Oxfam’s programme work in Papua will help to develop sustainable livelihood opportunities that will improve the basic rights and standard of living of indigenous and other poor Papuans.

These programmes will strengthen existing market-oriented farming by providing access to markets, teaching farming techniques and offering financial education. The programmes will also encourage indigenous Papuans to look into the benefits of working together more closely in co-operative or self-help groups.

  • Improving livelihoods
    Oxfam is working with local partners in Papua to improve and expand local agricultural practices so that indigenous Papuan farmers can lift themselves out of poverty.
  • Better returns on coffee
    Deep in the remote, mountainous valleys of Papua, several thousand indigenous farmers are growing high quality organic arabica coffee. Chemical fertilisers, pesticides and herbicides are not used, making the coffee rare and valuable. With the support of Oxfam, these growers are starting to get a fair price for their coffee from national and international markets.

Indonesia profile

Indonesia is spread across an archipelago of more than 17,500 islands and is home to 240 million people, making it the world’s fourth largest country by population. More than half of the population lives in poverty.
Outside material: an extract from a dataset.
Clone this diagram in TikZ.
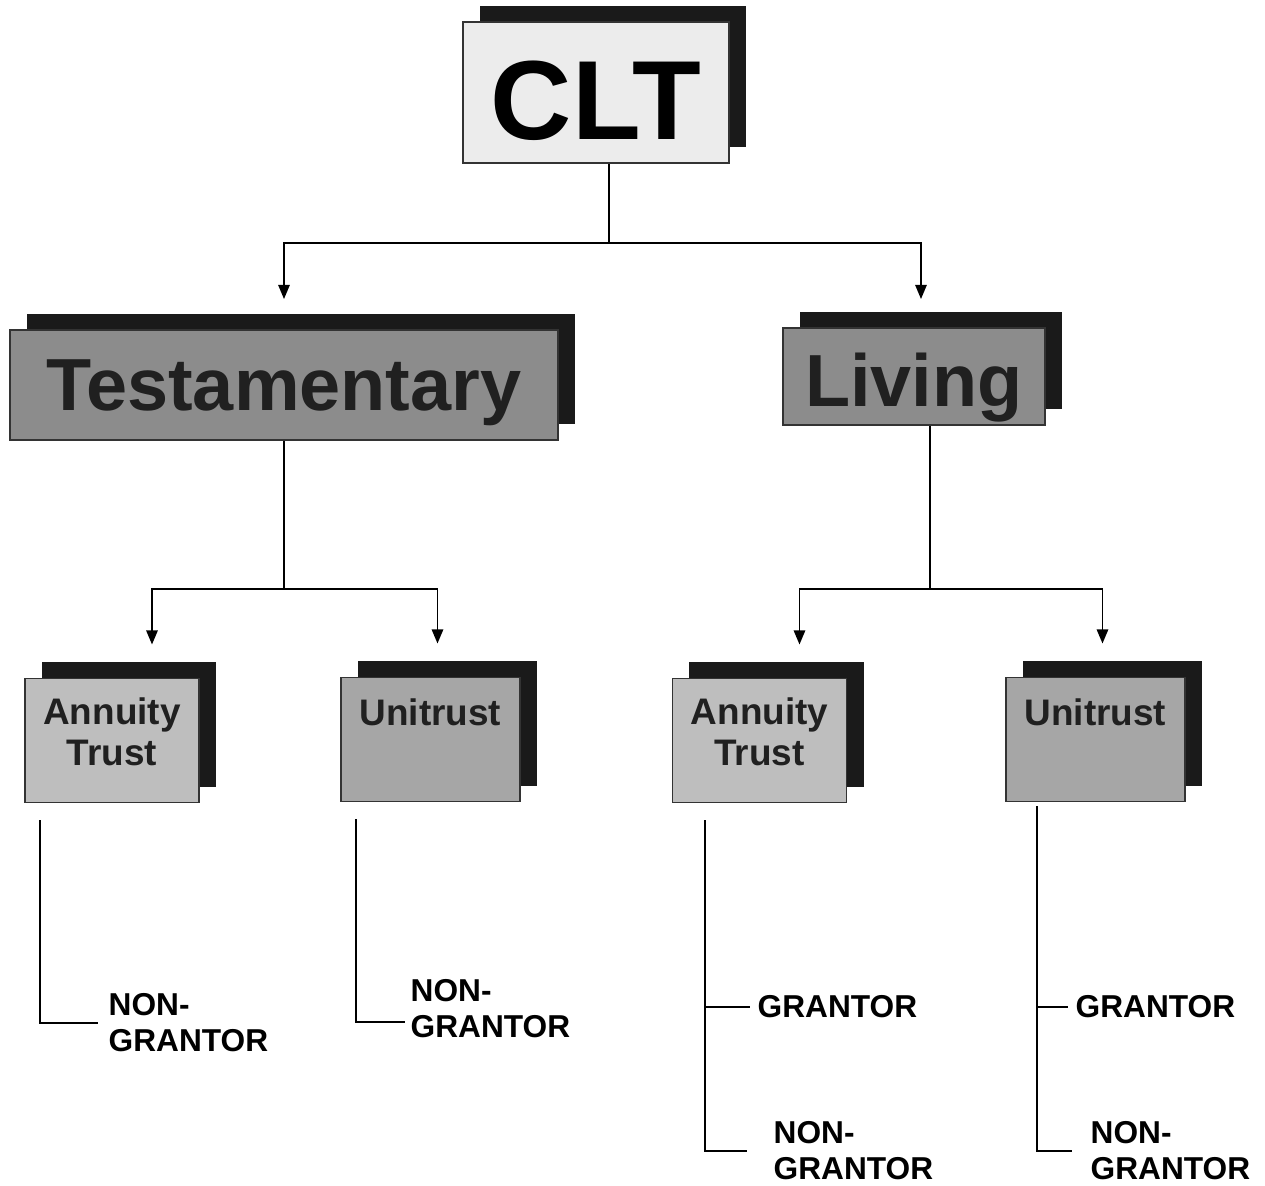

Read the country profile here.

Poverty in Papua

  • Adult literacy is 27 per cent (compared with 87 per cent Indonesian average)
  • Infant mortality rate is 70-200 per 1000 (49 per 1000 Indonesian average)
  • Life expectancy is 40 years (67 Indonesian average)
  • GDP per capita is US$450 (US$680 Indonesian average.
  • There is continuing conflict between the indigenous population and over 1,300,000 Javanese, Sumatran, and Eastern Indonesia migrants fuelled by land alienation, huge extractive industries that provide few local benefits, political repression, human rights abuses by army and government officials, and the practice of a diverse range of religions including Protestantism, Catholicism, Islam, and animism.
  • Huge areas of bio-diversity and mineral wealth are being systematically destroyed by illegal logging and other corrupt practices dominated by Indonesians and outsiders.